— Start —

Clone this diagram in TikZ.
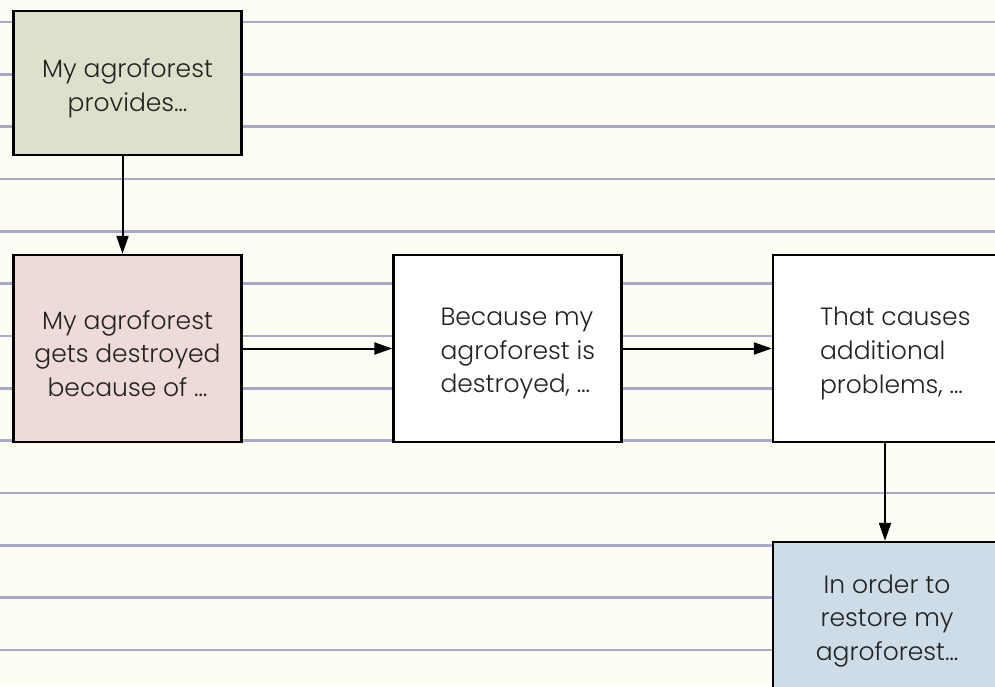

— End —
— Start —

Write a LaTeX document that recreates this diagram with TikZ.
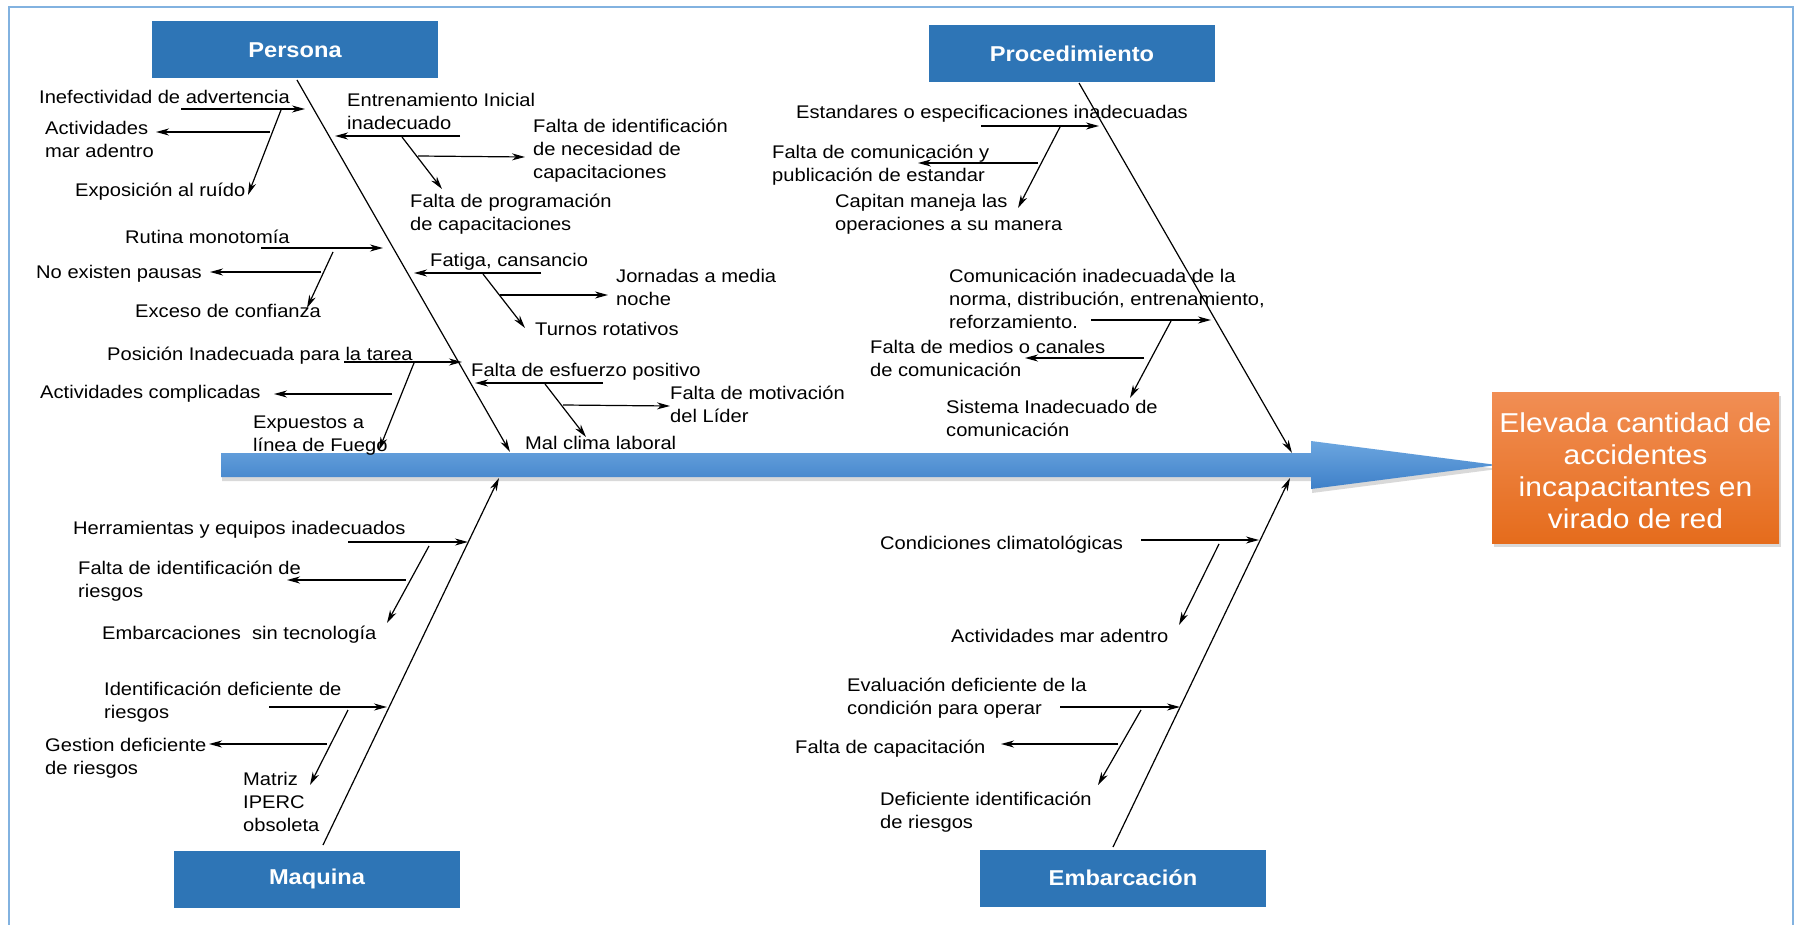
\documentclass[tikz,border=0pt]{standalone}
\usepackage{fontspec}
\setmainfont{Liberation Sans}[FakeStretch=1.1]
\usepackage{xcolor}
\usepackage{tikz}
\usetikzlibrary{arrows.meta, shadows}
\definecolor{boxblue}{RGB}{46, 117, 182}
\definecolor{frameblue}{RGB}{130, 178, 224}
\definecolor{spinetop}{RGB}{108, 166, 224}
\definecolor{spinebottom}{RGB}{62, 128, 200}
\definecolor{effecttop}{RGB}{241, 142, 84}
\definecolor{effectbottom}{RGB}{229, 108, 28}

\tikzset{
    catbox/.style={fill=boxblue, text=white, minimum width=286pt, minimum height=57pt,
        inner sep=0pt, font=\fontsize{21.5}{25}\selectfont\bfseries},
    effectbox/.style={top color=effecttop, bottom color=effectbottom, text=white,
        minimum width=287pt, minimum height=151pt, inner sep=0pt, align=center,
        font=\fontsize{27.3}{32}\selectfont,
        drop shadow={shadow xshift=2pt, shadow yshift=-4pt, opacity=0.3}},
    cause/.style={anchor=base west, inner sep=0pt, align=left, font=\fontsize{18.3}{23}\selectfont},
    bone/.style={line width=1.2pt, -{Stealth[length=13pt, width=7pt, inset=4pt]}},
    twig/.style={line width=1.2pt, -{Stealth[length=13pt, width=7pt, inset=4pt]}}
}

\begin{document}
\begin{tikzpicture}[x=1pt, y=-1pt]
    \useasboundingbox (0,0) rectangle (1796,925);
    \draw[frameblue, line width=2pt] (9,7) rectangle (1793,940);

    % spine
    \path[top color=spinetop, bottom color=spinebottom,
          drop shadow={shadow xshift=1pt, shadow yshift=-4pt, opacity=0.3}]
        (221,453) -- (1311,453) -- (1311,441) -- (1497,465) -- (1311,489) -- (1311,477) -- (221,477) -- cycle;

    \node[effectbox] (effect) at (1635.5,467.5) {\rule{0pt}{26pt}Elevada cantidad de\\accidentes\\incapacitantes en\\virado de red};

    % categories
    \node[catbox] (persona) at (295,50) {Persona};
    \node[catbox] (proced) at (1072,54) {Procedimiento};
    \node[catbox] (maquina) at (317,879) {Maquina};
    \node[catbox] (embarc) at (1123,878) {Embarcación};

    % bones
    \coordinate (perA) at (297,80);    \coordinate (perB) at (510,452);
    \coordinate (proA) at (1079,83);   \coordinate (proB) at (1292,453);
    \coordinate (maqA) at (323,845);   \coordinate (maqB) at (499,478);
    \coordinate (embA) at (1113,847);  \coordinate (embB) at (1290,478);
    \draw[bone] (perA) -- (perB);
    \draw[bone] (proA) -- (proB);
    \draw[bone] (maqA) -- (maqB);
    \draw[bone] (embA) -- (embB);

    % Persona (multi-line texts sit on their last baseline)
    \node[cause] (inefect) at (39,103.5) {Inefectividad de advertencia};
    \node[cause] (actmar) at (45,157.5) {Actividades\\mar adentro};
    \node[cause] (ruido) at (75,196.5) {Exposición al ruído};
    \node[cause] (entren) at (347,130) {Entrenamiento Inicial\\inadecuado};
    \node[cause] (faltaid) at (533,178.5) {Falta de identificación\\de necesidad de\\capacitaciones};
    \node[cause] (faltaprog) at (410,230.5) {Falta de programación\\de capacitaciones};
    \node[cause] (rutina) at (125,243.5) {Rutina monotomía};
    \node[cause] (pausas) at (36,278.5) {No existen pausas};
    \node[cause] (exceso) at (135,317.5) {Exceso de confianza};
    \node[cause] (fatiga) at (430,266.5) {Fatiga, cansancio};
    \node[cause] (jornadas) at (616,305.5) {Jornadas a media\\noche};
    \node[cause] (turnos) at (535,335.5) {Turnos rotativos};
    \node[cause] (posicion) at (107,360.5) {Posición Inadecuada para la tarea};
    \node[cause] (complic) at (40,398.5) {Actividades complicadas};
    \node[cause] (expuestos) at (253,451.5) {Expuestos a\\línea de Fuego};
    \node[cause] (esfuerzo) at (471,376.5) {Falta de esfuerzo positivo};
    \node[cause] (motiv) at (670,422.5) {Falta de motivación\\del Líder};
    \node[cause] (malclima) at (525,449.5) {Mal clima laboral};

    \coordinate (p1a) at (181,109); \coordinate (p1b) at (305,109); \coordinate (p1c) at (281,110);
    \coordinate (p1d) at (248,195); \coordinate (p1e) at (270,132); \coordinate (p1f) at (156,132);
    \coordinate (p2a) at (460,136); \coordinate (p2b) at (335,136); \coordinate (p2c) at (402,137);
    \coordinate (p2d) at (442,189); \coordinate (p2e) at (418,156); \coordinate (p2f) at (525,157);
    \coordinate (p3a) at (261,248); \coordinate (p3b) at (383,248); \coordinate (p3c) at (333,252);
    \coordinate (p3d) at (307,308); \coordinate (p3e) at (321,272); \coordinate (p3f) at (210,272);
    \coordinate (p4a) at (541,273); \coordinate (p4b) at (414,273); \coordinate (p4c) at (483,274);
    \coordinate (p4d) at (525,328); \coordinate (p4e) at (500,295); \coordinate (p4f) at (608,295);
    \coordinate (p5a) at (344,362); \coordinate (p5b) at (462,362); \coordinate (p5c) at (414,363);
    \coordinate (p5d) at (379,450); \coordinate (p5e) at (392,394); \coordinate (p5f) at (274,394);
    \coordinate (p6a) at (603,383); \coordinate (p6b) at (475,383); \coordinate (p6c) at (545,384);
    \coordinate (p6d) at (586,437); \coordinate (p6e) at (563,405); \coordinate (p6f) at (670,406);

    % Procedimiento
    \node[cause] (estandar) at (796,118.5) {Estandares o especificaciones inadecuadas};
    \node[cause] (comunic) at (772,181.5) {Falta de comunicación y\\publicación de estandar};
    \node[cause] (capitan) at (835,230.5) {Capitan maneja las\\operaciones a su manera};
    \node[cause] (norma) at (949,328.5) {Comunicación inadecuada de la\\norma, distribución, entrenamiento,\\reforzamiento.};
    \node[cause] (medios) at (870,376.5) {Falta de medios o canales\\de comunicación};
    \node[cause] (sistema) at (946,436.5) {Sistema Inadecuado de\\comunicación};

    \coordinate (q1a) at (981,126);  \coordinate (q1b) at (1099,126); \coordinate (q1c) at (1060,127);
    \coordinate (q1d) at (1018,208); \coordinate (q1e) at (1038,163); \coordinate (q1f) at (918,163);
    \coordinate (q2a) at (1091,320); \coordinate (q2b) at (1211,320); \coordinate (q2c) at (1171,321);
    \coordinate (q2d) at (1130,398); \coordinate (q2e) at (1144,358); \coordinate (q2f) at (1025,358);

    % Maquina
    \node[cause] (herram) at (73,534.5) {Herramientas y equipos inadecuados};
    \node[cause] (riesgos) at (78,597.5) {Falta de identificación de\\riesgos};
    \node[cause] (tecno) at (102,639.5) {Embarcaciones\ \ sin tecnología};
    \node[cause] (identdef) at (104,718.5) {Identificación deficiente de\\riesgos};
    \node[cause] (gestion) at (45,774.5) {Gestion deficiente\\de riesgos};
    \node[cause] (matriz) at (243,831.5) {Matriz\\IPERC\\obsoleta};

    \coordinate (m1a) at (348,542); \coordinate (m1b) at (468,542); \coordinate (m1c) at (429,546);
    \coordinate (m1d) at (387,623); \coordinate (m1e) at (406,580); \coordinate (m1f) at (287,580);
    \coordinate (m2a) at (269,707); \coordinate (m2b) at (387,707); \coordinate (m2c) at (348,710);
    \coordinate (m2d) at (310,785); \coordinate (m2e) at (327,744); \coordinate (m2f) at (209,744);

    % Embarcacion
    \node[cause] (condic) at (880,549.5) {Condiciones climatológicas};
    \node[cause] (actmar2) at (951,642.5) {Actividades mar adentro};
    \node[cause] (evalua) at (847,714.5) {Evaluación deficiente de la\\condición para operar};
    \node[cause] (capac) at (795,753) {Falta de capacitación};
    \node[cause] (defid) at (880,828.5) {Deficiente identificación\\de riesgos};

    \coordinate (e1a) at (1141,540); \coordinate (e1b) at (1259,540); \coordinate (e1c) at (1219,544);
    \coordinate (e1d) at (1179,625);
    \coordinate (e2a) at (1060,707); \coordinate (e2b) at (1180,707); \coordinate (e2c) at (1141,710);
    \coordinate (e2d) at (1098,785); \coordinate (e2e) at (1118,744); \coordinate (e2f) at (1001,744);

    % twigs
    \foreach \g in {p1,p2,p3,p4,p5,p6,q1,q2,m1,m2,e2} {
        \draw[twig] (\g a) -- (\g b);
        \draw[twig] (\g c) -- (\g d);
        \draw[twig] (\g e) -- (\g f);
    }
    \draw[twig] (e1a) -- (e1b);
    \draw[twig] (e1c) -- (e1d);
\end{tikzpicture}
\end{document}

— End —

What you are asked to do:
In the data above, count the lines where the word "this" appears; reply with the number only.

Task answer:
2